AAJ: I think that Meat Beat Manifesto touring band consists of you, Ben Stokes, Lynn Farmer and Mark Pistel, right?

JD: Yeah, that was the tour we did over here. We're going to Europe to do some dates, but it's just going to be me and Ben.

AAJ: What was the configuration of that touring group? Was Lynn Farmer on real drums?

JD: He was actually on V-Drums. But he plays them so well, in a way that you would never know. He's amazing. It cuts the time of doing a soundcheck and all that palaver in half. Yeah, I was a bit dubious: "V-Drums? Hmm, I don't know. Let's go to the expense of taking out a full drumkit. [laughing] Then you'd spend an hour-and-a-half miking it up and getting a good drum sound. But in the rehearsals, all the banks and pads which he'd programmed and the drumsets which he'd had up blew me away, really.

AAJ: You were convinced.

JD: Yeah! Very impressed. They even look like real drums if you're in the audience. I don't know if you've ever seen. They look like drums; they even feel like drums. They're not like these 80s antiquated things.

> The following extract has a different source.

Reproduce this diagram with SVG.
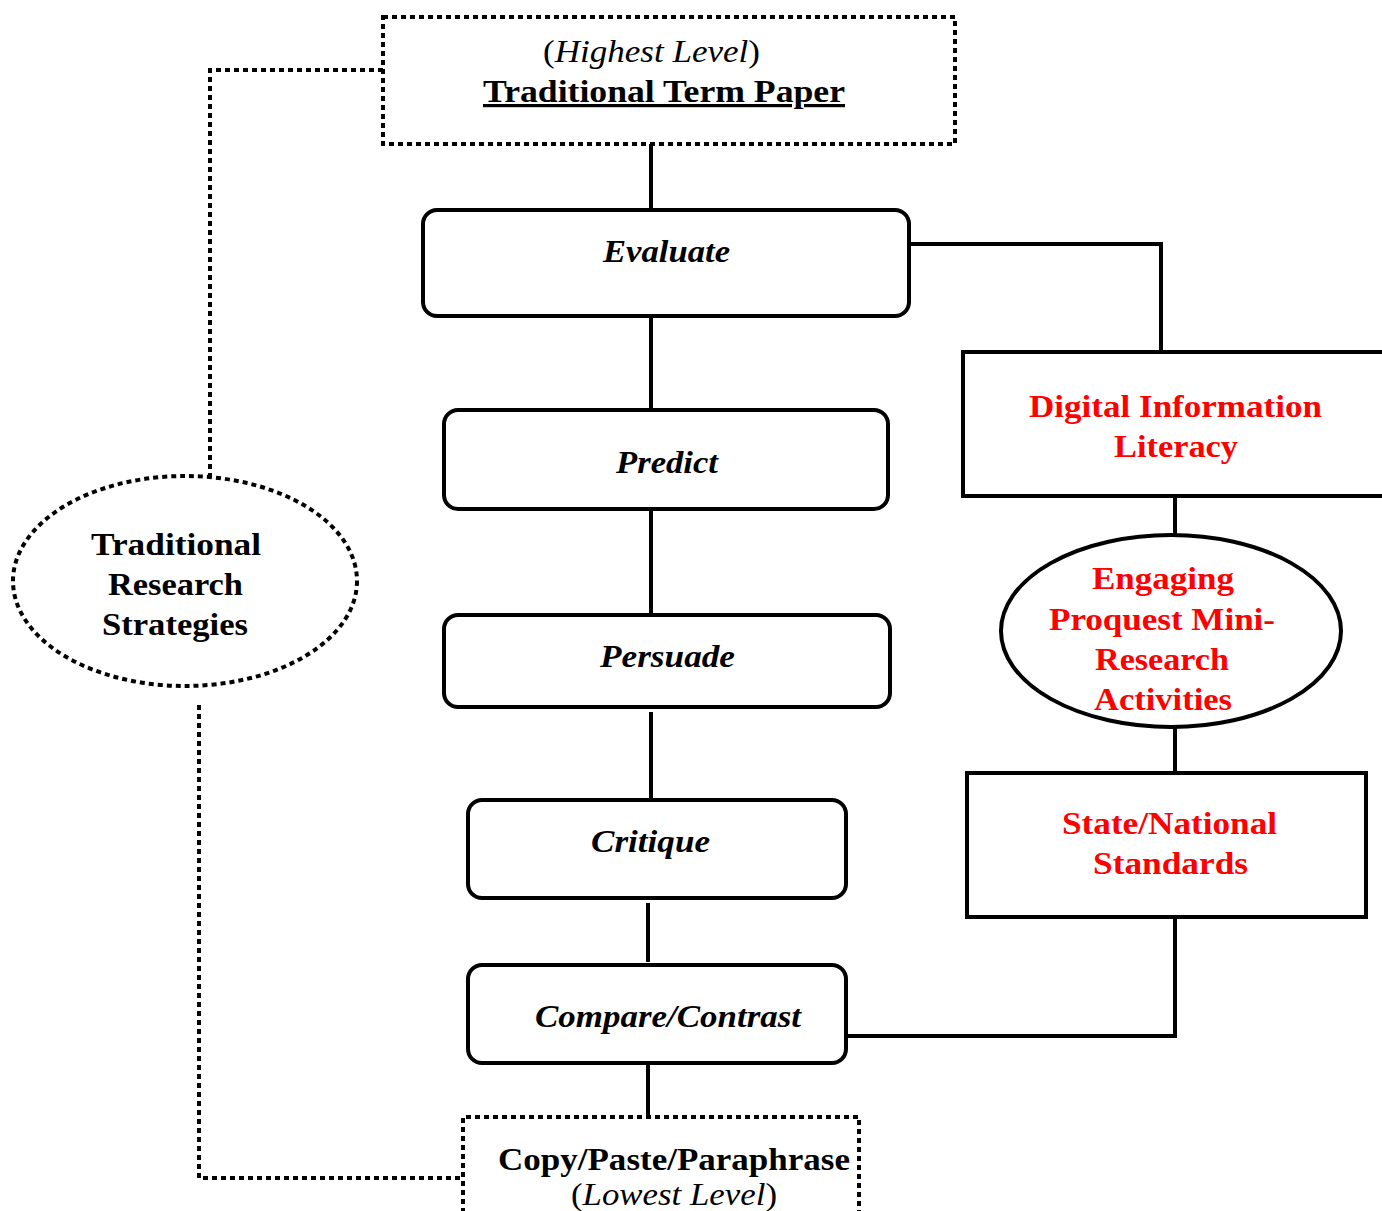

AAJ: Not those pad things.

JD: No, no. Whole different world now. So Lynn was playing those, Pistel was running the software we use live, which is called Live. And me and Ben were running different bits and pieces and running the video samples. We do a lot of video sampling live, which is like the image and the sound together in time. We do it in I suppose you could call a classical way; a hop-hop way, where some of the things, you're going to obviously know who they are: Jimi Hendrix smashing his guitar up, Pete Townshend doing something, Miles Davis—we like to go the obvious route. Live, we can do that. We'd have a problem if were were going to try to release that as a DVD or whatever.

AAJ: Some problems with clearance.

JD: But if someone could have explained to people in the seventies what hip-hop was going to be in the eighties, they would have said, "oh, you're going to have a lot of trouble with that. And, you know, in some cases they did and in some they didn't; it's all about how many you're selling. If you're on the charts, you're going to get in trouble. If you're doing it for art, maybe not.